**TASK MATERIAL**:
* * * * *
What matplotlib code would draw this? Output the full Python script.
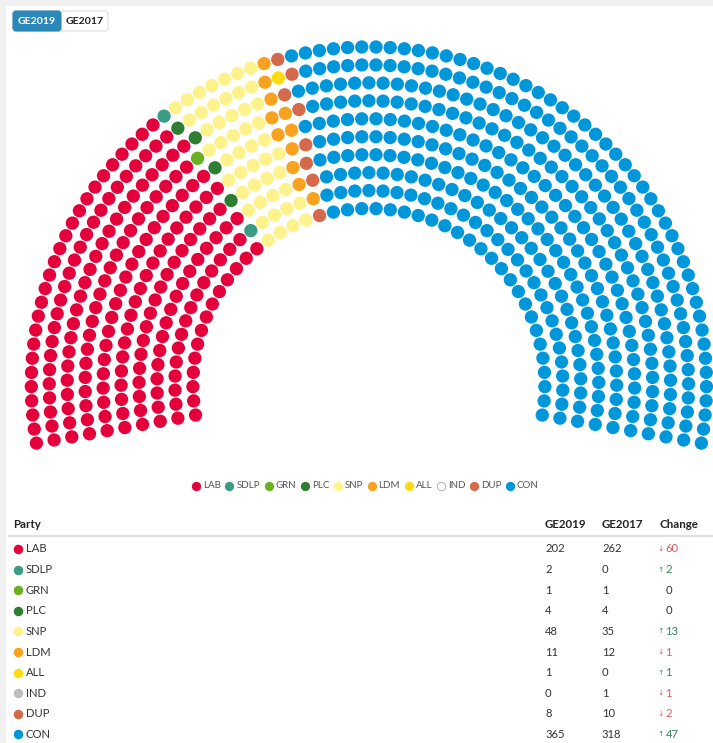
* * * * *
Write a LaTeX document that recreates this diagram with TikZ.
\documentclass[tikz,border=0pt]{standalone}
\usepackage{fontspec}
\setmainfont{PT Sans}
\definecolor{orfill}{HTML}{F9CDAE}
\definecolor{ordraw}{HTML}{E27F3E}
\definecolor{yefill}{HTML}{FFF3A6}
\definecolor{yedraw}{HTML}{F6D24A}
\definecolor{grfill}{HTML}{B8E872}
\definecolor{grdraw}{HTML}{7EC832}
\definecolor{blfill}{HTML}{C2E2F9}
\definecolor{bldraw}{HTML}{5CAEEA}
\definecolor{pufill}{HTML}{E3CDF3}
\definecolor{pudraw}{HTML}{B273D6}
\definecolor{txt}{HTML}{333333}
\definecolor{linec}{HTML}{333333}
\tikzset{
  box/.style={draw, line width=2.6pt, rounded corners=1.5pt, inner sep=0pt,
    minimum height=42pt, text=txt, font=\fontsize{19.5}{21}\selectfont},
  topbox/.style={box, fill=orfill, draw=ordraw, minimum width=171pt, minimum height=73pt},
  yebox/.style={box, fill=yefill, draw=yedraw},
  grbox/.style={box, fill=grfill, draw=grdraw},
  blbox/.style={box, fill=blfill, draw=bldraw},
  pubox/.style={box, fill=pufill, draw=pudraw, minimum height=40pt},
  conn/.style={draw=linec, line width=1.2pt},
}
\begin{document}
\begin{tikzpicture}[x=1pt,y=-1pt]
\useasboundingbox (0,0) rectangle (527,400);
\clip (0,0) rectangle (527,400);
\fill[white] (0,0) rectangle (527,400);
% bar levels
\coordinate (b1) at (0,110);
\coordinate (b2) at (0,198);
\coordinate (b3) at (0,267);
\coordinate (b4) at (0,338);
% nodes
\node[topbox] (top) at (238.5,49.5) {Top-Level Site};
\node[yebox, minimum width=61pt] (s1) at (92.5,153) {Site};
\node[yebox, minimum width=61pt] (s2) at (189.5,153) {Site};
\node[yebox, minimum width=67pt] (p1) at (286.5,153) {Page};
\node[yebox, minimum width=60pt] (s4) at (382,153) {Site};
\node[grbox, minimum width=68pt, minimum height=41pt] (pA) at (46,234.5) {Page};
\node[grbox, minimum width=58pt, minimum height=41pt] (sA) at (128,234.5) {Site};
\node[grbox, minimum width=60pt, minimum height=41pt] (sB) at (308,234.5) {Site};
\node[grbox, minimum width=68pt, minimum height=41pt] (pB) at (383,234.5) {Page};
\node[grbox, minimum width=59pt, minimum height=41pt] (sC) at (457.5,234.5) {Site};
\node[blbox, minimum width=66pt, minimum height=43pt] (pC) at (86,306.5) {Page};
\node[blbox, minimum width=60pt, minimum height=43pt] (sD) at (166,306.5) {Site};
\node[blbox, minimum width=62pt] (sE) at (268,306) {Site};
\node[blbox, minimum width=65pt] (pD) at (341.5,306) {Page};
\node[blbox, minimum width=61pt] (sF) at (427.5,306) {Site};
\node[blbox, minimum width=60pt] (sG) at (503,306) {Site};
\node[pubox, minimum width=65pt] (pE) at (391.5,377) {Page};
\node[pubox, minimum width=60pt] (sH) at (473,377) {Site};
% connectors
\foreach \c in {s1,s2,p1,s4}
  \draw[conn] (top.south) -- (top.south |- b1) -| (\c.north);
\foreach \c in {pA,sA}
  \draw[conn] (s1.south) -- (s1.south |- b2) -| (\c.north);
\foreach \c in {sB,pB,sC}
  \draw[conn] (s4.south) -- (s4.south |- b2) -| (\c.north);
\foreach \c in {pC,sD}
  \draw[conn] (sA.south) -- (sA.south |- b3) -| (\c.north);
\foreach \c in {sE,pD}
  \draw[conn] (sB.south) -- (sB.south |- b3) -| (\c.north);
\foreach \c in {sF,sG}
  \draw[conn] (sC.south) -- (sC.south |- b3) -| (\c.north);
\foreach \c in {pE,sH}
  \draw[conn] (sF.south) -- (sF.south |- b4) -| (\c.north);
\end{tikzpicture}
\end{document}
* * * * *
Count the lines in the material above where the string "this" appears, then state only that count.

2